West Entrance Improvements
Improvements are being made to the west entrance to town on Norquay Road to calm traffic speeds and create a safer area for pedestrians, while maintaining traffic flow.
Aesthetic improvements began with the installation of the Banff welcome sign in 2017. Although visitors would stop for the previous entrance sign, the new Banff letters sign is a significantly more popular stopping point for visitors. The increased popularity of the Fenlands and the Legacy Trail has added to traffic volume.
Due to its popularity, vehicles had been parking along the shoulder, or parking in The Fenlands Recreation Centre parking lot, resulting in pedestrians crossing the busy roadway to photograph the sign.
As part of the 2019 entrance improvement project, the Town of Banff implemented a number of safety measures and aesthetic improvements:
- The speed limit has been reduced to 30km/h
- Planters were trialled to slow down traffic transitioning from 90 km/h from the highway to the pedestrian zone
- A pedestrian crosswalk was added to connect The Fenlands Recreation Centre to the Banff sign
- Turning lanes at The Fenlands encourage parking in the area while maintaining traffic flow
The initial temporary traffic-calming features and speed limit have been successful in reducing speeds to make it safer for pedestrians. The Town implemented a second round of changes to increase sightlines for drivers approaching the crosswalk, and to help increase travel speeds, slightly.

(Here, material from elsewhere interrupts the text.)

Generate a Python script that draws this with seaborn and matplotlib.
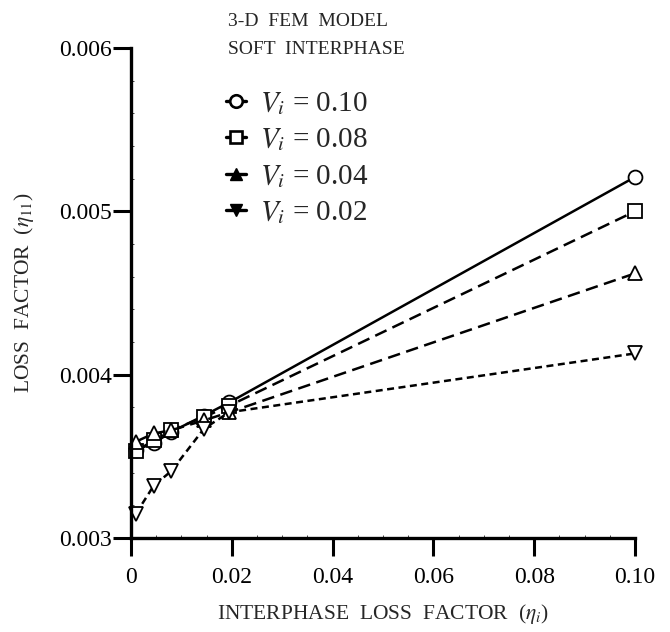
import numpy as np
import pandas as pd
import matplotlib
matplotlib.use("Agg")
import matplotlib.pyplot as plt
from matplotlib.lines import Line2D
import seaborn as sns

# interphase loss factor (x) shared by every curve
eta_i = [0.001, 0.0045, 0.008, 0.0145, 0.0195, 0.10]

# composite loss factor eta_11 for each interphase volume fraction
vi_labels = ["0.10", "0.08", "0.04", "0.02"]
eta11_v10 = [0.00354, 0.00358, 0.00365, 0.00375, 0.00383, 0.00521]
eta11_v08 = [0.00353, 0.00360, 0.00366, 0.00374, 0.00381, 0.00500]
eta11_v04 = [0.00359, 0.00364, 0.00366, 0.00372, 0.00377, 0.00462]
eta11_v02 = [0.00315, 0.00332, 0.00341, 0.00367, 0.00377, 0.00413]

x_ticks = [0, 0.02, 0.04, 0.06, 0.08, 0.10]
x_ticklabels = ["0", "0.02", "0.04", "0.06", "0.08", "0.10"]
y_ticks = [0.003, 0.004, 0.005, 0.006]
y_ticklabels = ["0.003", "0.004", "0.005", "0.006"]

sns.set_theme(style="ticks")
plt.rcParams["font.family"] = ["Liberation Serif", "DejaVu Serif"]
plt.rcParams["mathtext.fontset"] = "stix"

fig = plt.figure(figsize=(6.7, 6.32), dpi=100)
ax = fig.add_axes([131 / 670, 1 - 538 / 632, (635 - 131) / 670, (538 - 48) / 632])

series = [eta11_v10, eta11_v08, eta11_v04, eta11_v02]
markers = ["o", "s", "^", "v"]
styles = ["-", (0, (5, 2.6)), (0, (5, 2.6)), (0, (2.8, 1.8))]

for vals, mk, ls in zip(series, markers, styles):
    sns.lineplot(x=eta_i, y=vals, ax=ax, color="black", linewidth=1.8,
                 linestyle=ls, marker=mk, markersize=10, markerfacecolor="white",
                 markeredgecolor="black", markeredgewidth=1.3, clip_on=False)

ax.set_xlim(0, 0.10)
ax.set_ylim(0.003, 0.006)
ax.set_xticks(x_ticks)
ax.set_xticklabels(x_ticklabels)
ax.set_yticks(y_ticks)
ax.set_yticklabels(y_ticklabels)
ax.tick_params(axis="both", direction="out", length=13, width=2.2,
               labelsize=17, colors="black")
ax.tick_params(axis="x", pad=8)
ax.tick_params(axis="y", pad=1)
ax.set_xticks(np.arange(0, 0.1001, 0.005), minor=True)
ax.set_yticks(np.arange(0.003, 0.00601, 0.0002), minor=True)
ax.tick_params(which="minor", direction="in", length=2, width=0.6)
for side in ["top", "right"]:
    ax.spines[side].set_visible(False)
for side in ["left", "bottom"]:
    ax.spines[side].set_linewidth(2.4)
    ax.spines[side].set_color("black")

ax.set_xlabel(r"INTERPHASE  LOSS  FACTOR  ($\eta_i$)", fontsize=15.5, labelpad=10)
ax.set_ylabel(r"LOSS  FACTOR  ($\eta_{11}$)", fontsize=15.5, labelpad=16)

fig.text(228 / 670, 1 - 22 / 632, "3-D  FEM  MODEL", fontsize=14, va="center")
fig.text(228 / 670, 1 - 50 / 632, "SOFT  INTERPHASE", fontsize=14, va="center")

handles = [
    Line2D([], [], color="black", lw=2.4, marker="o", markersize=9,
           markerfacecolor="white", markeredgewidth=1.9),
    Line2D([], [], color="black", lw=2.4, marker="s", markersize=9,
           markerfacecolor="white", markeredgewidth=1.9),
    Line2D([], [], color="black", lw=2.4, marker="^", markersize=9),
    Line2D([], [], color="black", lw=2.4, marker="v", markersize=9),
]
labels = [r"$V_i$ = " + v for v in vi_labels]
ax.legend(handles, labels, loc="upper left", frameon=False, fontsize=21,
          bbox_to_anchor=(226 / 670, 1 - 90 / 632), bbox_transform=fig.transFigure,
          borderpad=0, borderaxespad=0, handlelength=0.7, handletextpad=0.45,
          labelspacing=0.33)

fig.savefig("out.png", dpi=100, facecolor="white")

The Town of Banff is continuing to test features and is monitoring traffic flow.
Traffic data shows that for all 31 days in July, the total vehicle counts at both entrances have exceeded the town’s congestion threshold of 24,000 vehicles per day. While the access to the town used to be evenly split between the east and west entrance, data shows that 55% of the traffic volume is now using the west entrance at Norquay Road rather than the east entrance at Banff Avenue.
Multiple factors can contribute to congestion on Norquay Road. The Town analyzed data collected for each weekend from June 30 to Aug 6, with the aid of a traffic webcam located on Norquay Road.

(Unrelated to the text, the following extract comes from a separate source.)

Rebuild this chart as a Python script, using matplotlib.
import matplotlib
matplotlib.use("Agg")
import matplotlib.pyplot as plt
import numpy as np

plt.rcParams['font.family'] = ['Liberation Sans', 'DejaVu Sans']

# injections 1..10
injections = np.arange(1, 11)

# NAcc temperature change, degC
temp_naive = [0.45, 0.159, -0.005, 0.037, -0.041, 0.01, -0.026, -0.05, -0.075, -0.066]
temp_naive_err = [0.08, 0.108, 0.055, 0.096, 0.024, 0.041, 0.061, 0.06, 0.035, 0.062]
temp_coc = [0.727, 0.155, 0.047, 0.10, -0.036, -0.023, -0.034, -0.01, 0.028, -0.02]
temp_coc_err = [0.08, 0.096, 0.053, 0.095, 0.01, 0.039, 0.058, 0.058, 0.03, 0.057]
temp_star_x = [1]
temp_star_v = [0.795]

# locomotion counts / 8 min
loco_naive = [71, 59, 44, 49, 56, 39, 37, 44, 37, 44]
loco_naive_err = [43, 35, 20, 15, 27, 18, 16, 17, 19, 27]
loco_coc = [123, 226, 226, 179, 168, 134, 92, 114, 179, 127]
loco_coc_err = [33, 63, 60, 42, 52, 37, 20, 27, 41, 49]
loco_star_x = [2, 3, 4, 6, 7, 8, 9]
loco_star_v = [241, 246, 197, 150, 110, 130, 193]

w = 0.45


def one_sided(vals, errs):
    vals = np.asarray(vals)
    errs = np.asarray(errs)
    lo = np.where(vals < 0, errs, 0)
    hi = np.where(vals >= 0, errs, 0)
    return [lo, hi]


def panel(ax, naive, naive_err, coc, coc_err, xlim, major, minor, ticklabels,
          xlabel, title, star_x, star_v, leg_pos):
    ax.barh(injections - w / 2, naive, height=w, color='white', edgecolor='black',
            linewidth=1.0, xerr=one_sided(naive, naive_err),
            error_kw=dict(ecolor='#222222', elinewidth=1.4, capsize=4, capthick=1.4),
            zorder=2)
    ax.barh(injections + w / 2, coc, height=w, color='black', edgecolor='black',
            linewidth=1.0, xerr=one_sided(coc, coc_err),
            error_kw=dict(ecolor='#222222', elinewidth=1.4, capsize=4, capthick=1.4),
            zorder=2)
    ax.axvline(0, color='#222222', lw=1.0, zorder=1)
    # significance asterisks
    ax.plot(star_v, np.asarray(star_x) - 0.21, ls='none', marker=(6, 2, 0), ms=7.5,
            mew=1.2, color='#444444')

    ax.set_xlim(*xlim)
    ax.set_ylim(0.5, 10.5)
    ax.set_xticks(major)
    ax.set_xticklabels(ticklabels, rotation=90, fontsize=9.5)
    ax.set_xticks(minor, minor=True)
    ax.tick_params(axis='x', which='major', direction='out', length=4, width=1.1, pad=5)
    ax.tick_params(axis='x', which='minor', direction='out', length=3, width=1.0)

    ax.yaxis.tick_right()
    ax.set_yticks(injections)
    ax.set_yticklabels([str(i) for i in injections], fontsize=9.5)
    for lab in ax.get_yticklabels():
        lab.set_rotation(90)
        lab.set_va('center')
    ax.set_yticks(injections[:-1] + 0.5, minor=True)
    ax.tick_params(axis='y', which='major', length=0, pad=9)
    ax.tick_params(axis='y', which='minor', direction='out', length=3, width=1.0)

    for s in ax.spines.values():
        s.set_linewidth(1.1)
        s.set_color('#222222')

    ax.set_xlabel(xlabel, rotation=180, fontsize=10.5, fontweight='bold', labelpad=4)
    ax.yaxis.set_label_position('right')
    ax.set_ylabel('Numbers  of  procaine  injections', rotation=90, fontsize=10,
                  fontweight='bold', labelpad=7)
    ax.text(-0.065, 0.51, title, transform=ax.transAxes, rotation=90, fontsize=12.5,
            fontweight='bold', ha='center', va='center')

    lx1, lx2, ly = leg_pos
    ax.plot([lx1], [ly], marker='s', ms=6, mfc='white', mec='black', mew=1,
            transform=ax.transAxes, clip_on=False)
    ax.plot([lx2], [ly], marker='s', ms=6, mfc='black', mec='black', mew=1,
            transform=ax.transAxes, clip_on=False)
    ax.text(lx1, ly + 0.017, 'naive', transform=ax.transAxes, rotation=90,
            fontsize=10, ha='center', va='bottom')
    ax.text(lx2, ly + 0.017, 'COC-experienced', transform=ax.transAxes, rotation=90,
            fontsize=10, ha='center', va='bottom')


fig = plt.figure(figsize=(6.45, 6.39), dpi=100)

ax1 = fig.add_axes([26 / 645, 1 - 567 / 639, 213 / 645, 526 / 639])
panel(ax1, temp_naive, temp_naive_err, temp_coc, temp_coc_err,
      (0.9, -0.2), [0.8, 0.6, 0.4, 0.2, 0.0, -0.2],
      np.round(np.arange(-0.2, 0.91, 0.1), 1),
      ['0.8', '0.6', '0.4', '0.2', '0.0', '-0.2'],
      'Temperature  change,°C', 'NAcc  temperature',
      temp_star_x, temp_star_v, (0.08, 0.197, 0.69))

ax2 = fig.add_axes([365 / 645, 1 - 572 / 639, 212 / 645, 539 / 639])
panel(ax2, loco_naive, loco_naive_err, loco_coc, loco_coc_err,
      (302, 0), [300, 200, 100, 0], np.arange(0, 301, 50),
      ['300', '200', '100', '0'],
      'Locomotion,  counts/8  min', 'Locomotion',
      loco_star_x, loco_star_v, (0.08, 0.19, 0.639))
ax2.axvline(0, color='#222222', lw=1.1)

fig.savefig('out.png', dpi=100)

Video monitoring determined that congestion was mostly affected by trains crossing at Norquay Road. CP Rail traffic this summer has been observed to be greater than previous months, with more frequent and longer trains during the day. Other causes for traffic congestion include a period when lanes on Lynx Street, which connects to Norquay Road, were closed for construction, and certain periods of high volume of traffic in condensed periods, mainly during the August long weekend.
The Town of Banff and Parks Canada continue to trial modifications on Norquay Road to ensure safety is maximized at the crosswalk, as well as on the TransCanda Highway off ramp to access the town site.
For the September long weekend, Parks Canada will implement speed reduction zones on the highway at both town entrances to help safely manage peak vehicular volumes, install highway signage and post social media communications to encourage motorists to use the Banff Avenue entrance to Town.
The Town of Banff has removed the planters located in the median at the Banff sign ahead of the September long weekend to measure the impact of the change on traffic speed, flow and sight lines.
The trials of different temporary street designs will assist the planning of permanent features for the Norquay Road entrance.